Wednesday, 15 February 2012

Leverage Gold through Miners - Not Comex Gold Contracts - Jim Sinclair

Today I reference a clear series of posts by Jim Sinclair revisiting certain themes he has led me to recognise in the fundamentals of the gold bull market on the "Why Gold" page on this blog.

Jim Sinclair's recent restatements of his views on gold going forwards are
1) Here
2) Here
3) Especially Here regarding gold and the monetary system.

The key message for me is that Sinclair, "Mr Gold" of the 70's bull is not using Comex contracts for leverage this time but miners. I quote.

In conclusion, gold will not fall significantly in value after finding its full valuation as a standard. It will mutate into a currency form the same way German real estate gave the Rentenmark its value when Germany did not own all that much real estate.
The producing gold companies will now return to what they were in the 1940s and 1950s, the utility sector of the equity market as the best and certain yielders.
This is why I do what I do every day. Rather than in the 70s when I carried 22,000 long Comex gold contracts, I am building an entity to carry as many ounces of mineable gold as I possibly can assemble to become a utility equity of the future via outright ownership and royalty. That is done through TRX on the NYSE and TNX on the senior Toronto Stock Exchange.
The more I think about this I should explore the royalty model.
Potentially this overcomes risks from tax impositions yet to be made on the miners.

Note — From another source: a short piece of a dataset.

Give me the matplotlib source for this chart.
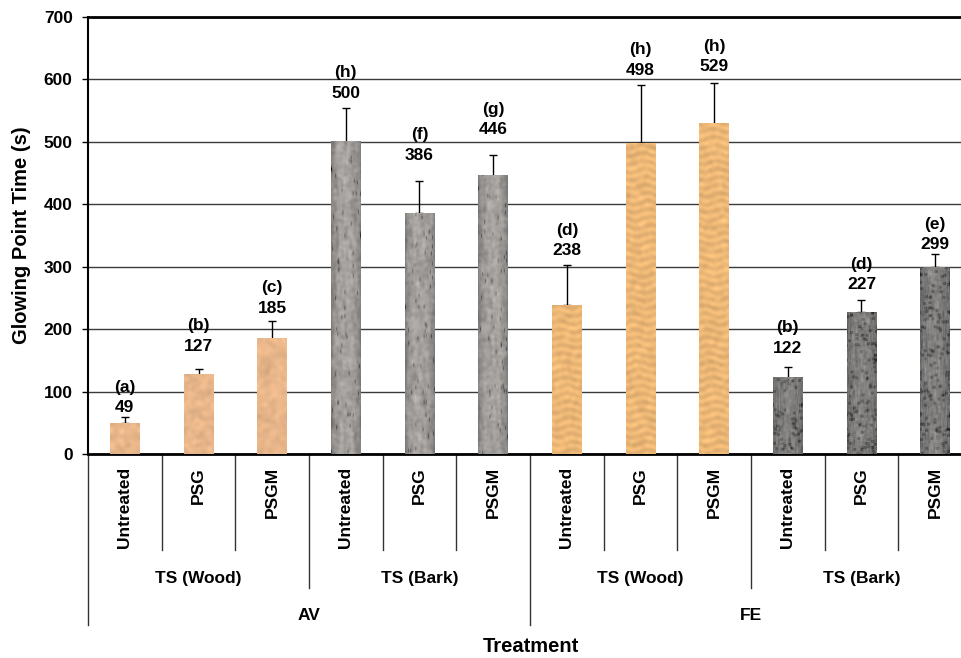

My post from the Cara Site -The Cara site Posting is linked here

Leverage from Miners not Comex Gold Contracts

As some of you may know I'm fairly new here, with a couple of posts discussing the gold miners and explorers.
I recently started a blog focused on junior gold miners and wrote up a page "Why Gold" to pin myself down to think about some of the reasons I am trying to ride the gold bull and remind myself what I need to do to recognise when we see over-valuation, this page is:
For some of you this will strike me out as a tin foil hat gold-bug but I realised one of the key influences on my thinking has been Jim Sinclair.
When I first started reading him in 2006/7 and was new to exploring the subjects which developed into the financial crisis and monetary change I found his tone very insistent and "shrill" and was rather sceptical of his bold statements and in truth a little dismissive.
As time has gone by more and more of what he has written and offered freely with enormous energy to his readers at JS Mineset seems to me to have shown enormous insight and foresight. Jim, along with Bill here, has been a clear voice above the noise which Bill describes in his post today; when push comes to shove central banks will print, it comes in waves, it's disguised, it's renamed but printing it is. Is this a consensus view? In informed circles perhaps. The general investor let alone the population at large does not recognise the erosion of capital by devaluation and negative real yields. If they can push up house prices and the Dow by 10% who will know where it came from, who will see devaluation if currencies fall together? What will they fall against? I can only believe against gold, as Bernanke saw in the depression revaluation.
Sinclair stopped giving short or intermediate "trading" signals so I guess many traders here could well dismiss him as a "permabull" and certainly "being early" in 2011 was being wrong in the miners.
Over the past couple of days he has written 3 articles which revisit the key themes I had hunted around the web to recall and link on my blog.
I like the word serendipity.
His recent articles re-explore his views of the re-introduction of gold as a reference point in the monetary system, not a gold standard.
His most recent article today also makes explicit his rejection of trading gold through leveraged Comex contracts as he did with legendary success in the 70's bull.
This time he is looking to obtain maximum leverage through the gold miners.
He sees these as "utilities of the future".
I assume it is in his nature to trade them, but he makes no statement in this regard and given ownership in TNX/TRE he may not easily trade?
For many years he loudly declared $1,650 gold by Janaury 2011.
He was very close.
Now he points loudly to Alf Field's "wave 3 of 3" to $4,500 and possibly up to $12,000.
I wasn't there at the beginning but I want to see the finish.
This is why I see enormous value in the junior companies like Lakeshore Gold discussed by Athan yesterday and McEwen Mining referenced by Les and many others here.
Equally there are serious companies led by good management trading for less than $50m with great potential to discover gold in the ground.
There are large deposits of low grade gold for <$200m to be dramatically revalued. There will be growth consolidators who will be the Goldcorps of the future.
I think we will look back in a few years and recognise the value we could have had now in the miners and explorers after 2011 scared so many away. Every bone and sinew screamed sell.
We may well be due a futher leg down as in 2008, but the reversal in 2009 was fast.
How many are sat waiting for $1400 on a 5th wave down now?
What do members think of Sinclair?
Are you riding or trading the gold bull?
How are you going to ride? Comex or miners?
With the ETF crowd or with Cara and Sinclair in the junior miners?
Which miners and explorers will maximise leverage to the gold price?